Le Premier ministre du Canada, Justin Trudeau, doit en effet signer le Pacte mondial pour les migrations en décembre lors d’un sommet à Marrakech. Cependant, le texte de l’ONU, dont la version finale a été ratifiée en juillet 2018, n’est pas à l’image de ces publications partagées sur Facebook. Le pacte migratoire est une feuille de route pour la régulation des flux migratoires grandissants dans le monde, articulée autour de 23 objectifs, comme s’assurer que tous les migrants aient une preuve d’identité légale, ou l’amélioration de la disponibilité des voies de migration régulière.

245 millions de migrants

L'origine de ce chiffre de 245 millions de migrants est inconnue. Le Département des affaires économiques et sociales de l’ONU estime qu’en 2017, le monde comptait 257.7 million de migrants, définis ici comme des personnes établies en dehors de leur pays de naissance. Contactés par l’AFP, les auteurs des diverses publications n’ont pas fourni de source quant à l’origine du chiffre.

Bien que le pacte pour les migrations prévoit une responsabilité partagée des nations en matière de gestion des populations migrantes, rien dans l’accord ne suggère une responsabilité partagée sur l’accueil de migrants, ou des quotas pour la répartition d’immigrants. Une recherche de mots dans le documents montre l’absence des mots “quota”, ou “245 millions”.

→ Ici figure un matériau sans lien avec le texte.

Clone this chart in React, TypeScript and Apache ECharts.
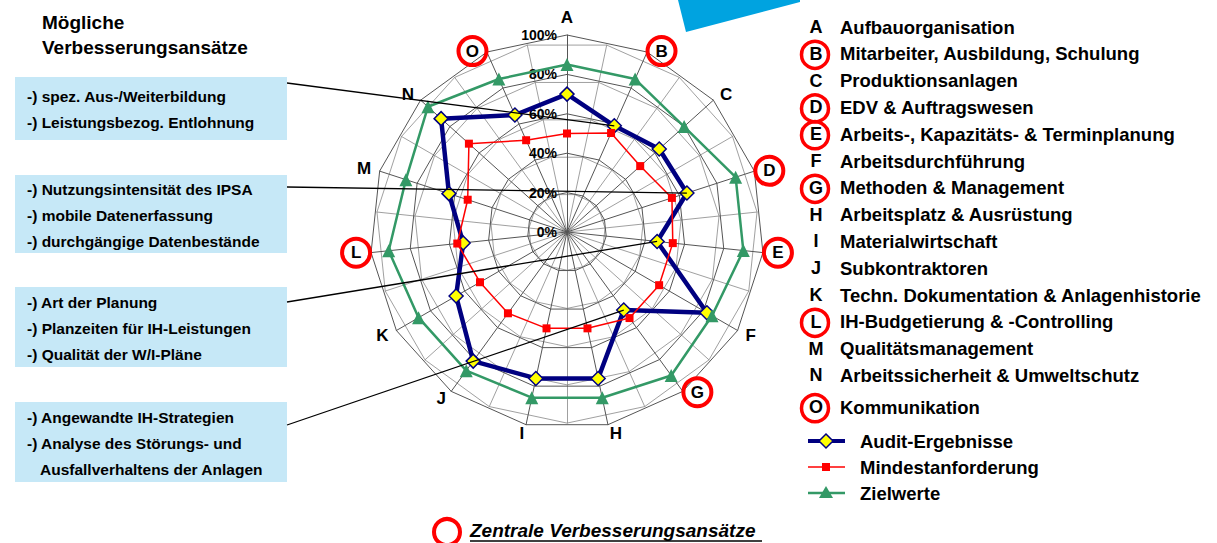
import React, { useEffect, useRef } from "react";
import * as echarts from "echarts";

// ---------- data ----------
const categories = ["A", "B", "C", "D", "E", "F", "G", "H", "I", "J", "K", "L", "M", "N", "O"];
const categoryNames = [
  "Aufbauorganisation",
  "Mitarbeiter, Ausbildung, Schulung",
  "Produktionsanlagen",
  "EDV & Auftragswesen",
  "Arbeits-, Kapazitäts- & Terminplanung",
  "Arbeitsdurchführung",
  "Methoden & Management",
  "Arbeitsplatz & Ausrüstung",
  "Materialwirtschaft",
  "Subkontraktoren",
  "Techn. Dokumentation & Anlagenhistorie",
  "IH-Budgetierung & -Controlling",
  "Qualitätsmanagement",
  "Arbeitssicherheit & Umweltschutz",
  "Kommunikation",
];
const circledCategories = ["B", "D", "E", "G", "L", "O"];
const seriesNames = ["Audit-Ergebnisse", "Mindestanforderung", "Zielwerte"];
const auditValues = [70, 59, 63, 64, 46, 82, 49, 76, 76, 81, 65, 53, 63, 86, 65];
const mindestValues = [50, 55, 50, 56, 54, 54, 54, 50, 50, 51, 51, 56, 53, 67, 51];
const zielValues = [85, 85, 80, 90, 90, 85, 90, 86, 86, 87, 87, 91, 86, 95, 85];
const axisMax = 100;
const titleLines = ["Mögliche", "Verbesserungsansätze"];
const boxTexts = [
  ["-) spez. Aus-/Weiterbildung", "-) Leistungsbezog. Entlohnung"],
  ["-) Nutzungsintensität des IPSA", "-) mobile Datenerfassung", "-) durchgängige Datenbestände"],
  ["-) Art der Planung", "-) Planzeiten für IH-Leistungen", "-) Qualität der W/I-Pläne"],
  ["-) Angewandte IH-Strategien", "-) Analyse des Störungs- und", "Ausfallverhaltens der Anlagen"],
];
const boxTargets = ["B", "D", "E", "G"];
const footnote = "Zentrale Verbesserungsansätze";

// ---------- layout ----------
const FONT = '"Liberation Sans", Arial, Helvetica, sans-serif';
const CX = 567;
const CY = 232;
const R = 197;
const BOXES = [
  { y: 77, h: 63, lineY: 83 },
  { y: 175, h: 78, lineY: 187 },
  { y: 287, h: 80, lineY: 302 },
  { y: 402, h: 80, lineY: 425 },
];
const NAVY = "#000080";
const RED = "#FF0000";
const GREEN = "#339966";
const GRID = "#555555";

export default function App() {
  const ref = useRef<HTMLDivElement>(null);

  useEffect(() => {
    if (!ref.current) return;
    const chart = echarts.init(ref.current, null, { renderer: "svg" });
    const n = categories.length;
    // ECharts lays radar indicators counter-clockwise; reorder so A..O run clockwise
    const order = [0, ...Array.from({ length: n - 1 }, (_, k) => n - 1 - k)];
    const reorder = (arr: number[]) => order.map((i) => arr[i]);

    const indicator = order.map((i, k) => {
      const base: any = {
        name: categories[i],
        min: 0,
        max: axisMax,
        nameGap: circledCategories.includes(categories[i]) ? 1 : 9,
      };
      if (k === 0) {
        base.axisLabel = {
          show: true,
          formatter: "{value}%",
          color: "#000",
          fontFamily: FONT,
          fontWeight: "bold",
          fontSize: 14,
          margin: 10,
        };
      }
      return base;
    });
    const decoIndicator = categories.map(() => ({ name: "", min: 0, max: axisMax }));

    const pointOf = (cat: string, values: number[]) => {
      const idx = categories.indexOf(cat);
      const ang = (idx * 2 * Math.PI) / n;
      const r = (values[idx] / axisMax) * R;
      return [CX + r * Math.sin(ang), CY - r * Math.cos(ang)];
    };

    const txt = (x: number, y: number, text: string, font: string, align = "left") => ({
      type: "text",
      x,
      y,
      style: {
        text,
        font,
        fill: "#000",
        align,
        textAlign: align,
        verticalAlign: "middle",
        textVerticalAlign: "middle",
      },
      z: 10,
    });

    const graphics: any[] = [];
    // blue decoration top
    graphics.push({
      type: "polygon",
      shape: { points: [[678, 0], [686, 32], [800, 2], [800, 0]] },
      style: { fill: "#00A3E0" },
      z: 1,
    });
    // title
    titleLines.forEach((t, i) => graphics.push(txt(42, 22 + i * 25, t, `bold 19px ${FONT}`)));
    // boxes
    BOXES.forEach((b, bi) => {
      graphics.push({
        type: "rect",
        shape: { x: 15, y: b.y, width: 272, height: b.h },
        style: { fill: "#C6E8F7" },
        z: 5,
      });
      const lines = boxTexts[bi];
      const mid = b.y + b.h / 2 + 1;
      lines.forEach((t, li) => {
        graphics.push(
          txt(t.startsWith("-)") ? 27 : 40, mid + (li - (lines.length - 1) / 2) * 26, t, `bold 15.5px ${FONT}`)
        );
      });
      const end = pointOf(boxTargets[bi], auditValues);
      graphics.push({
        type: "line",
        shape: { x1: 287, y1: b.lineY, x2: end[0], y2: end[1] },
        style: { stroke: "#000", lineWidth: 1.3 },
        z: 100,
      });
    });
    // right-hand category list
    categories.forEach((c, i) => {
      const y = 27 + i * 26.8 + (i === n - 1 ? 5 : 0);
      graphics.push(txt(816, y, c, `bold 18px ${FONT}`, "center"));
      graphics.push(txt(840, y, categoryNames[i], `bold 18.5px ${FONT}`));
      if (circledCategories.includes(c)) {
        graphics.push({
          type: "circle",
          shape: { cx: 815, cy: y + 1, r: 13.5 },
          style: { fill: "none", stroke: RED, lineWidth: 3.5 },
          z: 11,
        });
      }
    });
    // series legend
    const legY = [441, 467, 493];
    const legColors = [NAVY, RED, GREEN];
    const legWidths = [4, 1.5, 2.5];
    seriesNames.forEach((s, i) => {
      const y = legY[i];
      graphics.push({
        type: "line",
        shape: { x1: 808, y1: y, x2: 845, y2: y },
        style: { stroke: legColors[i], lineWidth: legWidths[i] },
        z: 10,
      });
      if (i === 0) {
        graphics.push({
          type: "polygon",
          shape: { points: [[826, y - 7], [833, y], [826, y + 7], [819, y]] },
          style: { fill: "#FFFF00", stroke: NAVY, lineWidth: 1.5 },
          z: 11,
        });
      } else if (i === 1) {
        graphics.push({
          type: "rect",
          shape: { x: 822, y: y - 4, width: 8, height: 8 },
          style: { fill: RED },
          z: 11,
        });
      } else {
        graphics.push({
          type: "polygon",
          shape: { points: [[826, y - 7], [833, y + 5], [819, y + 5]] },
          style: { fill: GREEN },
          z: 11,
        });
      }
      graphics.push(txt(860, y, s, `bold 18.5px ${FONT}`));
    });
    // footnote
    graphics.push({
      type: "circle",
      shape: { cx: 447, cy: 532, r: 13 },
      style: { fill: "none", stroke: RED, lineWidth: 4 },
      z: 10,
    });
    graphics.push(txt(470, 530, footnote, `italic bold 19px ${FONT}`));
    graphics.push({
      type: "line",
      shape: { x1: 470, y1: 541, x2: 762, y2: 541 },
      style: { stroke: "#000", lineWidth: 1.5 },
      z: 10,
    });

    const option: any = {
      animation: false,
      backgroundColor: "#fff",
      textStyle: { fontFamily: FONT },
      radar: [
        {
          center: [CX, CY],
          radius: R,
          startAngle: 90,
          shape: "polygon",
          splitNumber: 5,
          indicator,
          nameGap: 9,
          axisName: {
            color: "#000",
            fontFamily: FONT,
            fontWeight: "bold",
            fontSize: 17,
            formatter: (name: string) => (circledCategories.includes(name) ? `{c|${name}}` : name),
            rich: {
              c: {
                color: "#000",
                fontFamily: FONT,
                fontWeight: "bold",
                fontSize: 17,
                width: 22,
                height: 22,
                lineHeight: 22,
                align: "center",
                padding: [3, 3, 3, 3],
                borderColor: RED,
                borderWidth: 4,
                borderRadius: 15,
              },
            },
          },
          axisLine: { lineStyle: { color: GRID, width: 1 } },
          splitLine: { lineStyle: { color: GRID, width: 1 } },
          splitArea: { show: false },
          axisTick: { show: false },
          axisLabel: { show: false },
          z: 2,
        },
        {
          center: [CX, CY],
          radius: R * 0.97,
          startAngle: 90 + 12,
          shape: "polygon",
          splitNumber: 5,
          indicator: decoIndicator,
          axisName: { show: false },
          axisLine: { lineStyle: { color: "#888", width: 0.8 } },
          splitLine: { lineStyle: { color: "#888", width: 0.8 } },
          splitArea: { show: false },
          axisTick: { show: false },
          axisLabel: { show: false },
          z: 1,
        },
      ],
      graphic: { elements: graphics },
      series: [
        {
          type: "radar",
          radarIndex: 0,
          z: 3,
          data: [
            {
              name: seriesNames[0],
              value: reorder(auditValues),
              symbol: "diamond",
              symbolSize: 14,
              itemStyle: { color: "#FFFF00", borderColor: NAVY, borderWidth: 1.5 },
              lineStyle: { color: NAVY, width: 4.5 },
            },
          ],
        },
        {
          type: "radar",
          radarIndex: 0,
          z: 4,
          data: [
            {
              name: seriesNames[1],
              value: reorder(mindestValues),
              symbol: "rect",
              symbolSize: 8,
              itemStyle: { color: RED },
              lineStyle: { color: RED, width: 1.5 },
            },
          ],
        },
        {
          type: "radar",
          radarIndex: 0,
          z: 5,
          data: [
            {
              name: seriesNames[2],
              value: reorder(zielValues),
              symbol: "triangle",
              symbolSize: 13,
              itemStyle: { color: GREEN },
              lineStyle: { color: GREEN, width: 2.5 },
            },
          ],
        },
      ],
    };
    chart.setOption(option);
    return () => chart.dispose();
  }, []);

  return (
    <div
      ref={ref}
      style={{ position: "absolute", left: 0, top: 0, width: 1217, height: 543, background: "#fff" }}
    />
  );
}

La souveraineté nationale intacte

Les prétendues obligations des signataires du pacte vis-à-vis de l’ONU et la perte de souveraineté qui en découle sont infondées. Le préambule du document dispose que “Le présent Pacte mondial établit un cadre de coopération juridiquement non contraignant,” c’est-à-dire qu’aucun signataire ne peut se voir légalement obligé de suivre une des mesures du pacte.

Selon Jürg Lauber, l’ambassadeur de Suisse à l’ONU et cofacilitateur du pacte migratoire, “le pacte ne prescrit pas aux états la manière d’atteindre ses objectifs. Les états sont libres de choisir une implémentation en accord avec leurs priorités”.

Leonard Doyle, porte-parole de l’Organisation internationale pour les migrations, a réaffirmé à l’AFP ce qui avait été affirmé par la représentante spéciale du secrétaire général de l’ONU pour les migrations, Louise Arbour, selon laquelle le pacte migratoire “ne change rien au droit de la gestion des frontières. Il espère inculquer un peu d’ordre aux mouvements transfrontaliers afin qu’ils soient moins chaotiques et moins problématiques pour les gouvernements.

En 2016, les 193 États membres de l’ONU ont signé la Déclaration de New York, qui prévoyait la création d’un accord migratoire. Depuis, les États-Unis ont refusé de signer le pacte migratoire, et la Hongrie et l’Autriche sont revenus sur leur participation après l’avoir signé.